Sabtu, 24 Maret 2012

So if gunman Merah was not trained by Al Qaeda or other terror groups , wha actually did train the gunman ?

http://www.irishtimes.com/newspaper/breaking/2012/0323/breaking30.html


A policeman patrols in front of the five-storey apartment building where special forces staged an assault on gunman Mohamed Merah, in Toulouse. Photograph: Jean-Paul Pelissier/ReutersA policeman patrols in front of the five-storey apartment building where special forces staged an assault on gunman Mohamed Merah, in Toulouse. Photograph: Jean-Paul Pelissier/Reuters
There is no evidence that gunman Mohamed Merah had links with al-Qaeda or other terror groups, a French official has said.
The official, who is close to the investigation into Merah’s killing spree, said there is no sign he had “trained or been in contact with organised groups or jihadists”.
Merah had travelled to Afghanistan and Pakistan, and prosecutors said Merah had claimed he had been in contact with al-Qaeda.
A little-known group claimed responsibility for the killings but the official said the claim appeared opportunistic.
Merah, a 23-year-old Frenchman of Algerian origin, was killed in a gunfight with police yesterday after a 32-hour siege at his apartment in Toulouse.
Earlier France’s prime minister Francois Fillon rejected suggestions that anti-terrorism authorities fell down on the job in monitoring Merah.
Investigators were questioning Mohamed Merah’s brother as they search for possible accomplices.
Mr Fillon said president Nicolas Sarkozy’s conservative government is working on new anti-terrorism legislation that would be drafted within two weeks.
French intelligence services had been aware of Merah’s trips to Afghanistan and Pakistan’s militant stronghold of Waziristan in recent years, and he had been on a US no-fly list since 2010.
Some politicians, French media and Toulouse residents questioned why authorities did not stop him before March 11th, when he committed the first of three deadly shooting attacks.
Even foreign minister Alain Juppe said there needed to be “clarity” on why he was not arrested earlier.
The daily Liberation listed seven questions about the case on its front page today, including “Why wasn’t Merah monitored more?”
Mr Fillon said that authorities “at no moment” suspected Merah would be dangerous despite a long criminal record.
“The fact of belonging to a Salafist (ultraconservative Muslim) organisation is not unto itself a crime.
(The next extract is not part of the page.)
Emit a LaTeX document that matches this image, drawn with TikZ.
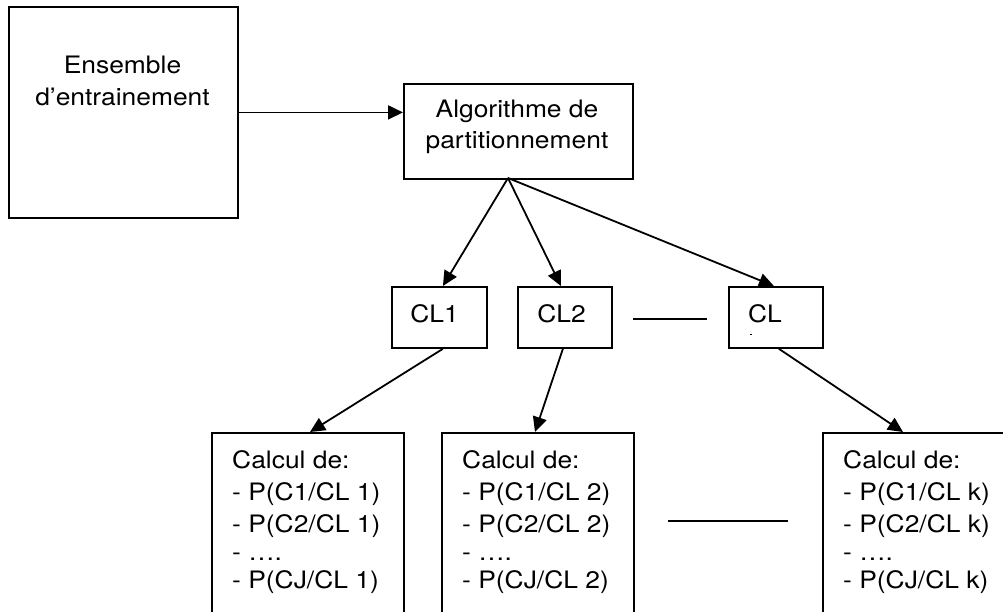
\documentclass[tikz,border=0pt]{standalone}
\usepackage{fontspec}
\setmainfont[FakeStretch=1.1]{TeX Gyre Heros}
\usetikzlibrary{arrows.meta,calc}

\tikzset{
  box/.style={draw, line width=1.8pt, rectangle, inner sep=0pt, anchor=north west},
  lbl/.style={inner sep=0pt, font=\fontsize{24}{32}\selectfont},
  arr/.style={line width=1.8pt, -{Triangle[length=15pt,width=14pt]}},
  plain/.style={line width=1.8pt}
}

\begin{document}
\begin{tikzpicture}[x=1pt,y=-1pt]
\useasboundingbox (0,0) rectangle (1003,611);
\clip (0,0) rectangle (1003,611);

% top row
\node[box, minimum width=229pt, minimum height=211pt] (es) at (8,6) {};
\node[lbl, align=center, anchor=north] (est) at (122.5,56) {Ensemble\\d’entrainement};

\node[box, minimum width=229pt, minimum height=95pt] (al) at (403,83) {};
\node[lbl, align=center, anchor=north, font=\fontsize{24}{31}\selectfont] (alt) at (517,100) {Algorithme de\\partitionnement};

% clusters
\node[box, minimum width=95pt, minimum height=61pt] (c1) at (391,286) {};
\node[box, minimum width=94pt, minimum height=61pt] (c2) at (517,286) {};
\node[box, minimum width=94pt, minimum height=61pt] (ck) at (728,286) {};
\node[lbl, anchor=base] (c1t) at (434.5,322) {CL1};
\node[lbl, anchor=base] (c2t) at (561.5,322) {CL2};
\node[lbl, anchor=base] (ckt) at (765,322) {CL};
\fill (750,333.5) rectangle (752,334.8);

% per-cluster probability boxes (cut by the page bottom)
\node[box, minimum width=192pt, minimum height=200pt] (p1) at (211,432) {};
\node[box, minimum width=192pt, minimum height=200pt] (p2) at (441,432) {};
\node[box, minimum width=192pt, minimum height=200pt] (p3) at (822,432) {};
\node[lbl, align=left, anchor=north west] (p1t) at (232,450)
  {Calcul de:\\- P(C1/CL 1)\\- P(C2/CL 1)\\[-4pt]- ….\\[-4pt]- P(CJ/CL 1)};
\node[lbl, align=left, anchor=north west] (p2t) at (462,450)
  {Calcul de:\\- P(C1/CL 2)\\- P(C2/CL 2)\\[-4pt]- ….\\[-4pt]- P(CJ/CL 2)};
\node[lbl, align=left, anchor=north west] (p3t) at (843,450)
  {Calcul de:\\- P(C1/CL k)\\- P(C2/CL k)\\[-4pt]- ….\\[-4pt]- P(CJ/CL k)};

% connectors
\draw[arr] (es.east) -- (es.east -| al.west);
\coordinate (fan) at (508,178);
\draw[arr] (fan) -- ([xshift=3.5pt]c1.north);
\draw[arr] (fan) -- ([xshift=-4pt]c2.north);
\draw[arr] (fan) -- ([xshift=-2pt]ck.north);

\draw[arr] ([xshift=3.5pt]c1.south) -- ([xshift=99pt]p1.north west);
\draw[arr] ([xshift=-2pt]c2.south) -- ([xshift=94pt]p2.north west);
\draw[arr] ([xshift=3pt]ck.south) -- ([xshift=81pt]p3.north west);

% ellipsis lines
\draw[plain] ([xshift=20pt,yshift=-1.5pt]c2.east) -- ([xshift=-21pt,yshift=-1.5pt]ck.west);
\coordinate (d1) at (668,521);
\coordinate (d2) at (788,521);
\draw[plain] (d1) -- (d2);
\end{tikzpicture}
\end{document}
We must not mix religious fundamentalism and terrorism, even if naturally we well know the links that unite the two,” Mr Fillon said.
Three Jewish schoolchildren, a rabbi and three paratroopers died in France’s worst Islamist terrorist violence since a wave of attacks in the 1990s by Algerian extremists.
Merah told negotiators he killed them to avenge the deaths of Palestinian children and to protest the French army’s involvement in Afghanistan as well as France’ law against the Islamic face veil.
Cathy Fontaine (43) who runs a beauty salon down the street from the building where Merah was killed, said France should have a “zero tolerance” policy for people who seek out training in Afghanistan and potentially refuse to let them back in the country.
“An individual who goes to be trained in Afghanistan, you have to follow him,” she said.
Families of the victims, meanwhile, were frustrated that Merah was not taken alive.
“Imad’s parents feel that the justice they were expecting was stolen from them,” said lawyer Mehana Mouhou, lawyer for the family of the first paratrooper killed, Imad Ibn-Ziaten.
“His mother wanted an answer to the question, ‘why did he kill my son?”’
The lawyer also questioned why hours of negotiations between police and Merah failed on Wednesday.
Merah repeatedly promised to surrender, then eventually changed his mind.
“They could have very well not killed him. There were no hostages. The neighbours were evacuated,” Mouhou said.
The chief of France’s elite RAID police unit, which conducted the operation, told Le Monde that Merah was probably killed by a sniper. He said the gunman had been waiting “like a fighter, with an unflagging determination.”
“We tried to exhaust him all night before retaking the apartment,” said Amaury de Hauteclocque.
His commandos slipped into the apartment but Merah was waiting for them, standing in 30 centimetres of water after a pipe burst when it was pierced by a bullet during the first assault, the report said.
“I’d given the order to only fire back with stun grenades. But as he moved through the apartment he tried to kill my men who were on the balcony. It’s probably one of the snipers that got him,” he said.
He said 15 men had taken part in the assault, with 60-odd people participating in the entire operation.